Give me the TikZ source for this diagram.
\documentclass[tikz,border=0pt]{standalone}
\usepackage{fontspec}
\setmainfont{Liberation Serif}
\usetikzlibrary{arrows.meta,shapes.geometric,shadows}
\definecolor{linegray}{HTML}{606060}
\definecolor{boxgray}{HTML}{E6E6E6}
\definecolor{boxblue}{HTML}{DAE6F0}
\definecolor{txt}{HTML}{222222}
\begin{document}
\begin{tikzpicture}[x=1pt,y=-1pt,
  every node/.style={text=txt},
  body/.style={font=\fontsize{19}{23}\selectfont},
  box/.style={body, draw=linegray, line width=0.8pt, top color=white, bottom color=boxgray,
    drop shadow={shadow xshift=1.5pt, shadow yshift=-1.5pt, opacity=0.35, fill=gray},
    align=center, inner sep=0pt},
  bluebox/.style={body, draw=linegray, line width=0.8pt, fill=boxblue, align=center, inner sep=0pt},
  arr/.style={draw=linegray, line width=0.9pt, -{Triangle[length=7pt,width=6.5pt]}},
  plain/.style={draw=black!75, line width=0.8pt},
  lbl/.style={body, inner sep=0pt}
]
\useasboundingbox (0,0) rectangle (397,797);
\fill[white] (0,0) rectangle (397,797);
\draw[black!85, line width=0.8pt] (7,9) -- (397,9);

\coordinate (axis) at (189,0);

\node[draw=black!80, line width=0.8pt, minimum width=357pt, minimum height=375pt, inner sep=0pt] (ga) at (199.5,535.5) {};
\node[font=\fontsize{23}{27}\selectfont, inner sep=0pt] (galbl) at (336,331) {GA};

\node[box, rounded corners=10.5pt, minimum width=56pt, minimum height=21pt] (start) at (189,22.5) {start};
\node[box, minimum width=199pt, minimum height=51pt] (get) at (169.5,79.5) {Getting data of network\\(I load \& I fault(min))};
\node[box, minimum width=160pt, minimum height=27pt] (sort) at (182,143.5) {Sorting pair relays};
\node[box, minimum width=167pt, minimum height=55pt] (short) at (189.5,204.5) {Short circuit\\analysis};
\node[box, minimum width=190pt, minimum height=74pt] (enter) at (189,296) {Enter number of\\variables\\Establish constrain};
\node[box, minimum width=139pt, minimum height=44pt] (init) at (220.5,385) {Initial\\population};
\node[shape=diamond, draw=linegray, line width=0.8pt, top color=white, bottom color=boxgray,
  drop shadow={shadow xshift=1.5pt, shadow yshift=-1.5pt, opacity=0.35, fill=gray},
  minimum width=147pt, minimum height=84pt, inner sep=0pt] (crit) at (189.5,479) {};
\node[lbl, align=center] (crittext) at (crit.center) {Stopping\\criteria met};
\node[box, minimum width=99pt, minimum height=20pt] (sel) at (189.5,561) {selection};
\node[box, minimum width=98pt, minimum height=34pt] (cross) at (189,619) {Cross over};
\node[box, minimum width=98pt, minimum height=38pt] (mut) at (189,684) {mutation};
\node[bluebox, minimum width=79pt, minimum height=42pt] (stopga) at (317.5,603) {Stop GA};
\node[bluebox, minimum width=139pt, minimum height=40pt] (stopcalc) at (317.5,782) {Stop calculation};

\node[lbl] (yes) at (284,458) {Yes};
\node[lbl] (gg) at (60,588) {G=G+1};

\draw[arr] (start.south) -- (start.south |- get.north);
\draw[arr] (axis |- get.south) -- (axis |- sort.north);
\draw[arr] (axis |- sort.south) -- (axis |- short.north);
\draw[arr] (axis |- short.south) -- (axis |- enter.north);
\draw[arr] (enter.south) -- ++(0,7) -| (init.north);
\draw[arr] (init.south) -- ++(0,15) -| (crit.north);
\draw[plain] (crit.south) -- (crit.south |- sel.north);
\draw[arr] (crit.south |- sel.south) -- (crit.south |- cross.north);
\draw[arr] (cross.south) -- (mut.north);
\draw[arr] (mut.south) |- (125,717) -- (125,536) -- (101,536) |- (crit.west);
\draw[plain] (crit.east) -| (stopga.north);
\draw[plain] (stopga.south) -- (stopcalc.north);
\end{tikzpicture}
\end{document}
_ _ _ _ _
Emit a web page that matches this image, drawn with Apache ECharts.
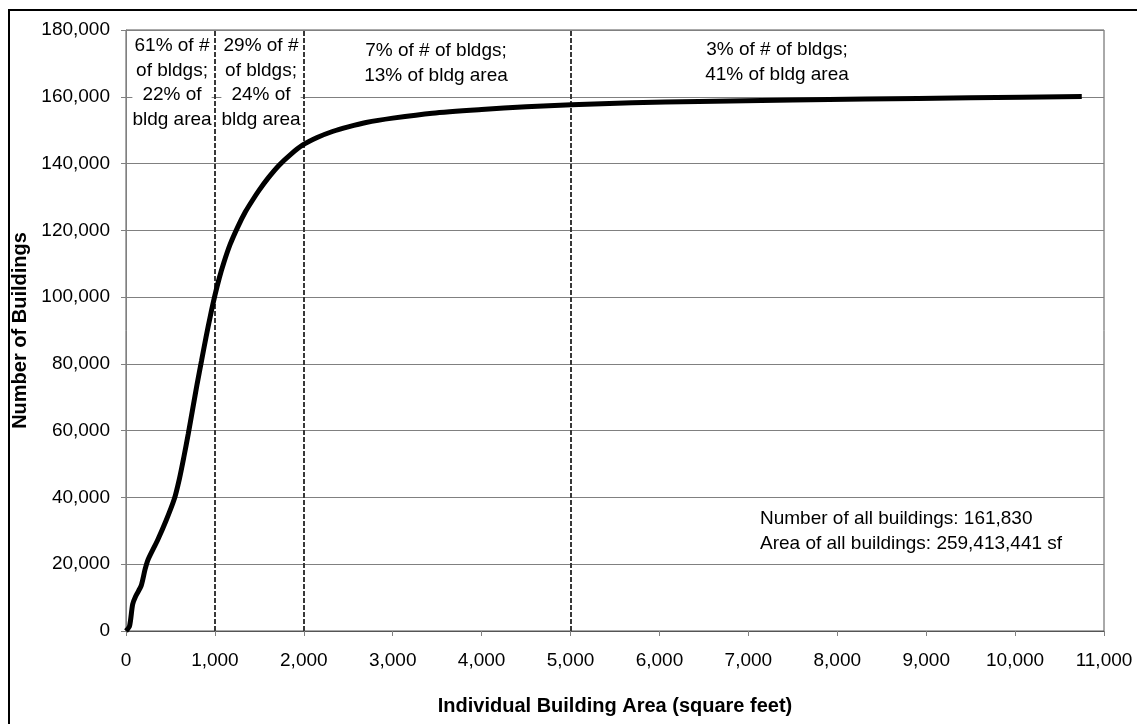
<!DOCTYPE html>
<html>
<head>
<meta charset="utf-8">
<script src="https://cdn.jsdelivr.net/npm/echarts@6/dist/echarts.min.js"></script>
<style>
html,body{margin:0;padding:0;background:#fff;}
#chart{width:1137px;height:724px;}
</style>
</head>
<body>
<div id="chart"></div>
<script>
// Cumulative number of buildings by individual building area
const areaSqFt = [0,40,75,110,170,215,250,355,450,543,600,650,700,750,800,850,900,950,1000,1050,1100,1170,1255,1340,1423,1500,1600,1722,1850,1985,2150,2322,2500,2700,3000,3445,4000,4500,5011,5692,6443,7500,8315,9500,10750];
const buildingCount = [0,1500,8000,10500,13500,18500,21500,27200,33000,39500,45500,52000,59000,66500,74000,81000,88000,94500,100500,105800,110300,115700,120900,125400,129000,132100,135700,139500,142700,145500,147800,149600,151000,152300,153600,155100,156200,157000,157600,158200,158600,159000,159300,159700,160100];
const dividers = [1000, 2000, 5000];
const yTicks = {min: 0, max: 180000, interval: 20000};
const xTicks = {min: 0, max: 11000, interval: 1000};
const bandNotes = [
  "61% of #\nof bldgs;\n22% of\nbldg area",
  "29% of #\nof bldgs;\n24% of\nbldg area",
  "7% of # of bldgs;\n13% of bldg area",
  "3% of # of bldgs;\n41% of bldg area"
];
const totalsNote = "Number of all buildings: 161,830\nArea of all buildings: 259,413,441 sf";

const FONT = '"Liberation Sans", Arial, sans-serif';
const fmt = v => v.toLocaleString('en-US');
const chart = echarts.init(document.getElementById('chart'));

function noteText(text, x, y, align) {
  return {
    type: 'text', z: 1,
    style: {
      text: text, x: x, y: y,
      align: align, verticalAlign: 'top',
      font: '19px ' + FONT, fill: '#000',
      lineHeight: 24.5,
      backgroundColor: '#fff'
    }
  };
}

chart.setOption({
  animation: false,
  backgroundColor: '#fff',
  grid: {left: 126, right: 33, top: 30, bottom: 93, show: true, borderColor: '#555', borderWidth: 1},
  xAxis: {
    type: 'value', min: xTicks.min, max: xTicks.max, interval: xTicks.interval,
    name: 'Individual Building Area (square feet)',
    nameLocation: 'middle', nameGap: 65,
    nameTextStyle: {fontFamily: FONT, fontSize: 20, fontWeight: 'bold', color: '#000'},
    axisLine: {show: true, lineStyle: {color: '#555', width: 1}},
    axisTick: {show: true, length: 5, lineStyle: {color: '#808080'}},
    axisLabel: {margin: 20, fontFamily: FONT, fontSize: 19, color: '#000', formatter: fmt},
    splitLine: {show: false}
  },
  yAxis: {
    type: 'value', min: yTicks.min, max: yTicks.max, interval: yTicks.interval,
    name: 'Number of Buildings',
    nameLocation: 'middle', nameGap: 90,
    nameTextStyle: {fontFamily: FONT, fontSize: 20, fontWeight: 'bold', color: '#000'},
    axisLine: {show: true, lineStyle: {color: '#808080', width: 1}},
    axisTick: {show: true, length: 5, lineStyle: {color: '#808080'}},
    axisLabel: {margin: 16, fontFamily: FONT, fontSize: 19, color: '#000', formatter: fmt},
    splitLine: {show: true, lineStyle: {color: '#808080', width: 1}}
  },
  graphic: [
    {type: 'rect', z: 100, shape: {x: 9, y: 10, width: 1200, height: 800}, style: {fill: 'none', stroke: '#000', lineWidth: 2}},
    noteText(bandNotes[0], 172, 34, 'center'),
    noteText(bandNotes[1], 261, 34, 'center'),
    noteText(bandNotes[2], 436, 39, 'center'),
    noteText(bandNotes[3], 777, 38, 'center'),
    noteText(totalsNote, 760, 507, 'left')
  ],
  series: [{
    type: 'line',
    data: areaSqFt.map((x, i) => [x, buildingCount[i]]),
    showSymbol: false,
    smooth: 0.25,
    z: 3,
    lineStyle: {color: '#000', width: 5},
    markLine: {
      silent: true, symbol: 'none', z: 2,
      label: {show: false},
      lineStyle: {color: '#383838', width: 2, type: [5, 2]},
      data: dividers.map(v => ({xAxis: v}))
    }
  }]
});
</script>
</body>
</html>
_ _ _ _ _
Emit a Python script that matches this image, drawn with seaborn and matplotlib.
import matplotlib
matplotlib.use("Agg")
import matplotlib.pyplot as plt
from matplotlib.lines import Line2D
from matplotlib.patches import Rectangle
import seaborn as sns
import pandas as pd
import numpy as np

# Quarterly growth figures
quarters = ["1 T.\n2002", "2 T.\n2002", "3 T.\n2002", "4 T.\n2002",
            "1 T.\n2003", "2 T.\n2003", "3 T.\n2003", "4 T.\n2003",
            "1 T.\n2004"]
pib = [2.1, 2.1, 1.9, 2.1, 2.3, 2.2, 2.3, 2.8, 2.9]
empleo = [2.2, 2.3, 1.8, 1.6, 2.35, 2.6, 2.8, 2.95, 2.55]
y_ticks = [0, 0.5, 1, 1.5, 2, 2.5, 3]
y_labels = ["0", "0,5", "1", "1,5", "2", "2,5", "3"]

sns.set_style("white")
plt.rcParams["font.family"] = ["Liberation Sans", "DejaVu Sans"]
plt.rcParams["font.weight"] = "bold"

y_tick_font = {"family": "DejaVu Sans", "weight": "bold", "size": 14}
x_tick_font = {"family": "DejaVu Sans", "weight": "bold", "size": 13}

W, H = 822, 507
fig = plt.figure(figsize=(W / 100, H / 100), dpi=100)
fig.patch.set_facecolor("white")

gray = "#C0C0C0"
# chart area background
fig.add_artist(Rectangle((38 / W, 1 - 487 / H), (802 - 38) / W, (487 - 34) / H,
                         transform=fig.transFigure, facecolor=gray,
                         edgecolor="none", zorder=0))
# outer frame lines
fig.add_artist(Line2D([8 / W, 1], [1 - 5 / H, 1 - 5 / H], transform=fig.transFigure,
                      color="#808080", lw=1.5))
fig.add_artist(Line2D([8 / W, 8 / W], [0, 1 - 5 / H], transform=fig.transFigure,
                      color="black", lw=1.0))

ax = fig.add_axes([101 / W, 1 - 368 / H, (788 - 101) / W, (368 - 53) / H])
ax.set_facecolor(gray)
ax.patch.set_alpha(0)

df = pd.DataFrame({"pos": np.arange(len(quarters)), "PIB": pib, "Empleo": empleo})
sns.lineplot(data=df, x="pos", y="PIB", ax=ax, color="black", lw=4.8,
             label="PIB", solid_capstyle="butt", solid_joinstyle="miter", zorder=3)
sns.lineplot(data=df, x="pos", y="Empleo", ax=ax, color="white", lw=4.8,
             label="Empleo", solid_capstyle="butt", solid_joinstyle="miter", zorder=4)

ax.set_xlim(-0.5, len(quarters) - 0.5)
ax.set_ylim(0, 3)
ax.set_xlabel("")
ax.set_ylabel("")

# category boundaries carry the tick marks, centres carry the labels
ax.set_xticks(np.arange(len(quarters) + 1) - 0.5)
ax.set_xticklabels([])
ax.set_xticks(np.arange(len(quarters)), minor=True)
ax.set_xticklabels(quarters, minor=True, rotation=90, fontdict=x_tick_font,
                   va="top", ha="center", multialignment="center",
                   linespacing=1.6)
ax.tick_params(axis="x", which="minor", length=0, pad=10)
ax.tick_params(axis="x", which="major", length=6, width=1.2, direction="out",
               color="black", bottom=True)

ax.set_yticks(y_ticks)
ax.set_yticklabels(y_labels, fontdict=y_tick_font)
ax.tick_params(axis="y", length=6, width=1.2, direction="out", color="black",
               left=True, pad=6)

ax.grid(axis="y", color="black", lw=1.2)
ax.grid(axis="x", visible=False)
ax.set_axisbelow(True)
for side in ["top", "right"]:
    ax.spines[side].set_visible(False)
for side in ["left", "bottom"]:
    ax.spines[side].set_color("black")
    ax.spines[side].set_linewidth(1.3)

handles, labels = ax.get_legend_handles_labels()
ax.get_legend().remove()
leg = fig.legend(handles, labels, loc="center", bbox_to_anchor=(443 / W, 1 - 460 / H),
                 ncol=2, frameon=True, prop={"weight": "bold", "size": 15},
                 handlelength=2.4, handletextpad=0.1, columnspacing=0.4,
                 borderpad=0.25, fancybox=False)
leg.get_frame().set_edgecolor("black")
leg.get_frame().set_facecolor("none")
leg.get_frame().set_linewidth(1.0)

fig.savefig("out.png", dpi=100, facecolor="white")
_ _ _ _ _
_OBJECTIVE_. Repeat only the lines from the one with "Emit a web page" down to the one with "all buildings: 161,830\nArea", word for word and both included, and leave the pictures out.

_OUTPUT_.
Emit a web page that matches this image, drawn with Apache ECharts.
<!DOCTYPE html>
<html>
<head>
<meta charset="utf-8">
<script src="https://cdn.jsdelivr.net/npm/echarts@6/dist/echarts.min.js"></script>
<style>
html,body{margin:0;padding:0;background:#fff;}
#chart{width:1137px;height:724px;}
</style>
</head>
<body>
<div id="chart"></div>
<script>
// Cumulative number of buildings by individual building area
const areaSqFt = [0,40,75,110,170,215,250,355,450,543,600,650,700,750,800,850,900,950,1000,1050,1100,1170,1255,1340,1423,1500,1600,1722,1850,1985,2150,2322,2500,2700,3000,3445,4000,4500,5011,5692,6443,7500,8315,9500,10750];
const buildingCount = [0,1500,8000,10500,13500,18500,21500,27200,33000,39500,45500,52000,59000,66500,74000,81000,88000,94500,100500,105800,110300,115700,120900,125400,129000,132100,135700,139500,142700,145500,147800,149600,151000,152300,153600,155100,156200,157000,157600,158200,158600,159000,159300,159700,160100];
const dividers = [1000, 2000, 5000];
const yTicks = {min: 0, max: 180000, interval: 20000};
const xTicks = {min: 0, max: 11000, interval: 1000};
const bandNotes = [
  "61% of #\nof bldgs;\n22% of\nbldg area",
  "29% of #\nof bldgs;\n24% of\nbldg area",
  "7% of # of bldgs;\n13% of bldg area",
  "3% of # of bldgs;\n41% of bldg area"
];
const totalsNote = "Number of all buildings: 161,830\nArea of all buildings: 259,413,441 sf";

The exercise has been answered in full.